DUBAI — Karen Wazen is scaling her namesake label from an influencer eyewear line into a full lifestyle brand, and she is doing it on an increasingly international footing.
The Dubai-based entrepreneur opens her first United Arab Emirates flagship for Karen Wazen Collection at Dubai Mall Friday, the most high profile marker of a growth plan that spans a multistore rollout in Egypt, a category push beyond eyewear into jewelry and accessories, and ambitions in the U.S. and Europe.
Wazen frames the opening as a global statement. “For us, Dubai Mall represents an international expansion, because of the target of the space and the footfall,” she told WWD. “It’s our global flagship, not just the UAE one.”
The 40-square-meter boutique sits in the mall’s new Social District, the redeveloped former gold souk now anchored by buzzy food and beverage concepts. Finished in stainless steel, with high ceilings, mirrors and a free-to-use photo booth, it leans into the experiential, community-first positioning Wazen credits for the brand’s momentum.

The Karen Wazen boutique in Dubai Mall will be the new global flagship for the influencer created brand
“Our retail space has really changed the game for us,” she said. “Sunglasses are an accessory people like to try on, so giving them a place to do so was important. But ours is very much a community brand. People love to feel they have stepped into the world of Karen Wazen.”
Launched in 2020, the label is a wholly owned, profitable family business. Wazen leads marketing and creative vision, while her husband, a former HSBC banker, oversees the business alongside her brother-in-law. The eyewear is designed in Paris and manufactured in Hong Kong, pairing premium acetates and lenses with accessible price points. The collection is now carried by more than 20 retailers worldwide, but Wazen says direct-to-consumer is the brand’s largest channel.
The Dubai Mall opening brings Wazen’s footprint to roughly 10 doors across Lebanon and the UAE, including duty-free locations. Wazen recently announced a joint venture in Egypt with Baraka Group, the country’s largest eyewear distributor, targeting more than 14 stores over three years. The first two, in East and West Cairo, are slated to open by late June. The U.S. and Europe are also on her radar, with America being her second-biggest e-commerce market.
The growth plan tracks with a deliberate push beyond sunglasses. Wazen has added jewelry, belts and other accessories, categories she said have “picked up significantly over the past year,” and she is steering the label toward what she calls a “full-on lifestyle brand.”
She is also navigating the question facing every creator-led business — how to institutionalize. “The brand is picking up without a really strong correlation to me,” she said. “I see people wearing the glasses and they have no idea who I am, don’t recognize me. That feels really special, because that is the goal. I don’t want the brand to be solely dependent on me.”
For Wazen, securing space among the global giants at Dubai Mall is also a signal to the region’s homegrown labels. “If you had asked me a few years ago if I imagined having a store here, I would have said absolutely never,” she said. “We almost felt it was reserved for the big international brands.
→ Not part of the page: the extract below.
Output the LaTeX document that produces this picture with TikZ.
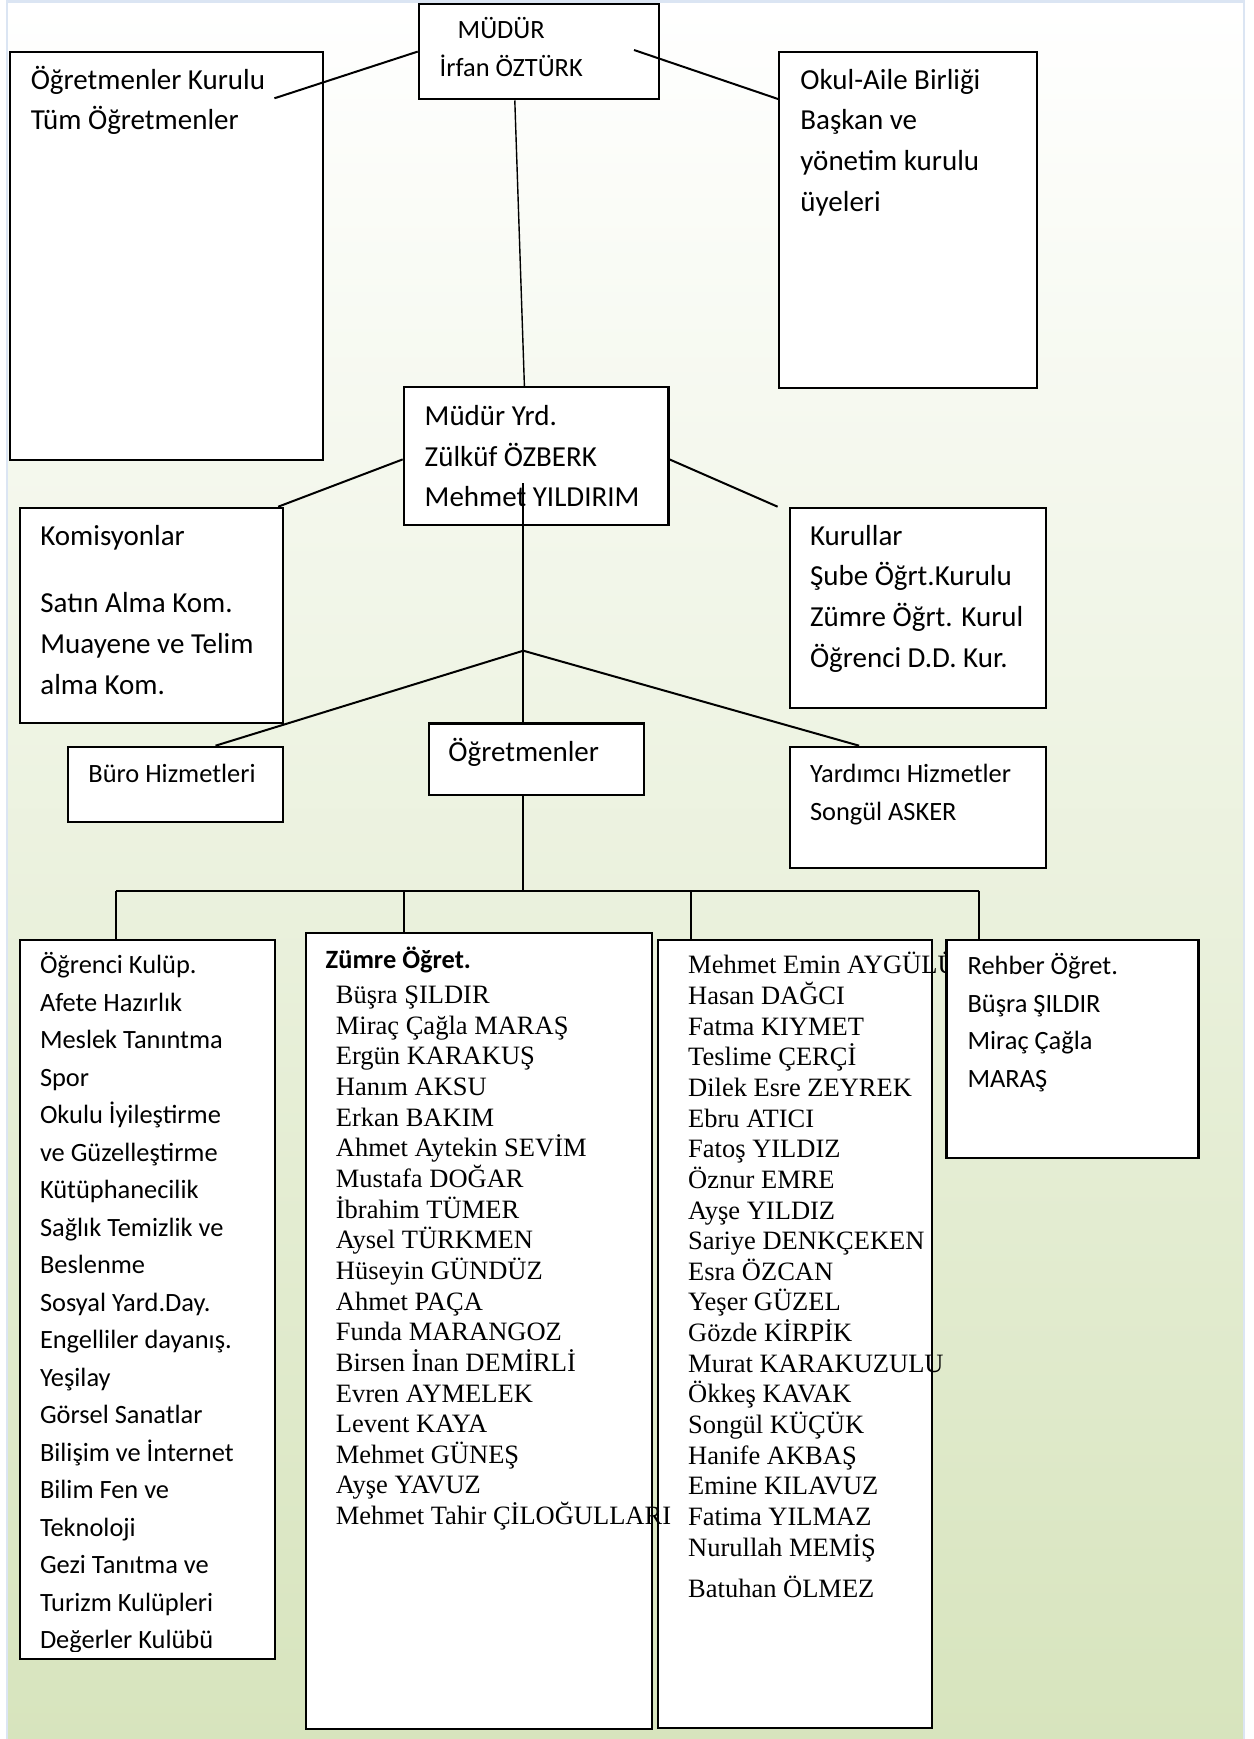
\documentclass[tikz,border=0pt]{standalone}
\usepackage{fontspec}
\setmainfont{Carlito}
\newfontfamily\timesfont{Liberation Serif}
\definecolor{zemin}{RGB}{215,228,189}
\definecolor{cerceve}{RGB}{219,229,243}
\tikzset{
  kutu/.style={draw, fill=white, line width=1.1pt, inner sep=0pt, anchor=north west},
  yazi/.style={anchor=base west, inner sep=0pt, align=left, font=\fontsize{14.5}{20.35}\selectfont},
  kucukyazi/.style={anchor=base west, inner sep=0pt, align=left, font=\fontsize{13.2}{18.75}\selectfont},
  isimyazi/.style={anchor=base west, inner sep=0pt, align=left, font=\timesfont\fontsize{13.25}{15.325}\selectfont},
  hat/.style={line width=1pt}
}
\lineskiplimit=-20pt
\begin{document}
\begin{tikzpicture}[x=0.5pt, y=-0.5pt]
\useasboundingbox (0,0) rectangle (1253,1739);
%zemin
\shade[top color=white, bottom color=zemin] (7,1.5) rectangle (1244,1745);
\draw[cerceve, line width=1.25pt] (7,1745) -- (7,1.5) -- (1244,1.5) -- (1244,1745);
%kutular
\node[kutu, minimum width=120pt, minimum height=47.8pt] (mudur) at (417.7,2.7) {};
\node[kutu, minimum width=156.3pt, minimum height=204.15pt] (kurulu) at (9,50.7) {};
\node[kutu, minimum width=129pt, minimum height=168pt] (okul) at (778,50.7) {};
\node[kutu, minimum width=132.3pt, minimum height=69pt] (yrd) at (402.7,386) {};
\node[kutu, minimum width=131.5pt, minimum height=107.65pt] (komisyon) at (19,506.7) {};
\node[kutu, minimum width=128pt, minimum height=100.15pt] (kurullar) at (789,506.7) {};
\node[kutu, minimum width=107.5pt, minimum height=37.65pt] (buro) at (67,745.7) {};
\node[kutu, minimum width=107.5pt, minimum height=35.85pt] (ogretmen) at (428,722.3) {};
\node[kutu, minimum width=128pt, minimum height=60.5pt] (yardimci) at (789,745.7) {};
\node[kutu, minimum width=127.15pt, minimum height=359.6pt] (kulup) at (19.2,938.8) {};
\node[kutu, minimum width=172.85pt, minimum height=398.25pt] (zumre) at (305,931.5) {};
\node[kutu, minimum width=136.95pt, minimum height=394pt] (isimler) at (657,938.8) {};
% (base = son satir)
\node[isimyazi] (t-isimler) at (687.8,1597.3) {Mehmet Emin AYGÜLÜ\\Hasan DAĞCI\\Fatma KIYMET\\Teslime ÇERÇİ\\Dilek Esre ZEYREK\\Ebru ATICI\\Fatoş YILDIZ\\Öznur EMRE\\Ayşe YILDIZ\\Sariye DENKÇEKEN\\Esra ÖZCAN\\Yeşer GÜZEL\\Gözde KİRPİK\\Murat KARAKUZULU\\Ökkeş KAVAK\\Songül KÜÇÜK\\Hanife AKBAŞ\\Emine KILAVUZ\\Fatima YILMAZ\\Nurullah MEMİŞ\\[5.25pt]Batuhan ÖLMEZ};
\node[kutu, minimum width=125.95pt, minimum height=108.9pt] (rehber) at (945.4,938.8) {};
%baglantilar
\coordinate (kurulu-ic) at (274.4,98.3);
\coordinate (mudur-ic) at (634,50);
\coordinate (okul-sol) at (778,99);
\coordinate (yrd-ic) at (523.3,483.3);
\coordinate (dal) at (523.3,650.7);
\coordinate (b1) at (116,890.7);
\coordinate (b2) at (404,890.7);
\coordinate (b3) at (691,890.7);
\coordinate (b4) at (979,890.7);
\draw[hat] (kurulu-ic) -- (mudur.west);
\draw[hat] (mudur-ic) -- (okul-sol);
\draw[hat, line width=0.7pt] ([xshift=-12pt]mudur.south) -- ([xshift=-5.85pt]yrd.north);
\draw[hat] ([yshift=-1.65pt]yrd.west) -- ([xshift=-3pt]komisyon.north east);
\draw[hat] ([yshift=-1.65pt]yrd.east) -- ([xshift=-5.7pt]kurullar.north west);
\draw[hat] (yrd-ic) -- (dal) -- (dal |- ogretmen.north);
\draw[hat] ([xshift=19.95pt]buro.north) -- (dal) -- ([xshift=-29.5pt]yardimci.north);
\draw[hat] (dal |- ogretmen.south) -- (dal |- b1);
\draw[hat] (b1) -- (b4);
\foreach \b/\k in {b1/kulup, b2/zumre, b3/isimler, b4/rehber}
  \draw[hat] (\b) -- (\b |- \k.north);
%yazilar (base = son satir)
\node[kucukyazi] (t-mudur) at (439.3,76.3) {\hspace*{9pt}MÜDÜR\\İrfan ÖZTÜRK};
\node[yazi] (t-kurulu) at (30.4,130) {Öğretmenler Kurulu\\Tüm Öğretmenler};
\node[yazi] (t-okul) at (800,211.4) {Okul-Aile Birliği\\Başkan ve\\yönetim kurulu\\üyeleri};
\node[yazi] (t-yrd) at (424.3,506.7) {Müdür Yrd.\\Zülküf ÖZBERK\\Mehmet YILDIRIM};
\node[yazi] (t-komisyon) at (40,694.3) {Komisyonlar\\[13.15pt]Satın Alma Kom.\\Muayene ve Telim\\alma Kom.};
\node[yazi] (t-kurullar) at (809.6,667.3) {Kurullar\\Şube Öğrt.Kurulu\\Zümre Öğrt. Kurul\\Öğrenci D.D. Kur.};
\node[kucukyazi] (t-buro) at (88,782.7) {Büro Hizmetleri};
\node[yazi] (t-ogretmen) at (448,761) {Öğretmenler};
\node[kucukyazi] (t-yardimci) at (809.6,820.2) {Yardımcı Hizmetler\\Songül ASKER};
\begin{scope}
  \clip (19.2,938.8) rectangle (273.5,1651);
  \node[kucukyazi] (t-kulup) at (39.6,1648.8) {Öğrenci Kulüp.\\Afete Hazırlık\\Meslek Tanıntma\\Spor\\Okulu İyileştirme\\ve Güzelleştirme\\Kütüphanecilik\\Sağlık Temizlik ve\\Beslenme\\Sosyal Yard.Day.\\Engelliler dayanış.\\Yeşilay\\Görsel Sanatlar\\Bilişim ve İnternet\\Bilim Fen ve\\Teknoloji\\Gezi Tanıtma ve\\Turizm Kulüpleri\\Değerler Kulübü};
\end{scope}
\node[kucukyazi, font=\fontsize{13.2}{18.75}\selectfont\bfseries] (t-zumre) at (325.3,968) {Zümre Öğret.};
\node[isimyazi] (t-zumre-isim) at (335.5,1524.6) {Büşra ŞILDIR\\Miraç Çağla MARAŞ\\Ergün KARAKUŞ\\Hanım AKSU\\Erkan BAKIM\\Ahmet Aytekin SEVİM\\Mustafa DOĞAR\\İbrahim TÜMER\\Aysel TÜRKMEN\\Hüseyin GÜNDÜZ\\Ahmet PAÇA\\Funda MARANGOZ\\Birsen İnan DEMİRLİ\\Evren AYMELEK\\Levent KAYA\\Mehmet GÜNEŞ\\Ayşe YAVUZ\\Mehmet Tahir ÇİLOĞULLARI};
\node[kucukyazi] (t-rehber) at (967.2,1087.3) {Rehber Öğret.\\Büşra ŞILDIR\\Miraç Çağla\\MARAŞ};
\end{tikzpicture}
\end{document}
Today, we are proving otherwise.”
The opening lands at a fragile stretch for Dubai’s retail and tourism economy, which has absorbed the strain of regional instability since the conflict that erupted earlier this year. A homegrown, founder-led label committing to permanent space at the mall is a bet on the city’s resilience. “More than ever, local brands need space and they need hope,” Wazen said. “I hope our story inspires others to know there is room for everyone here.”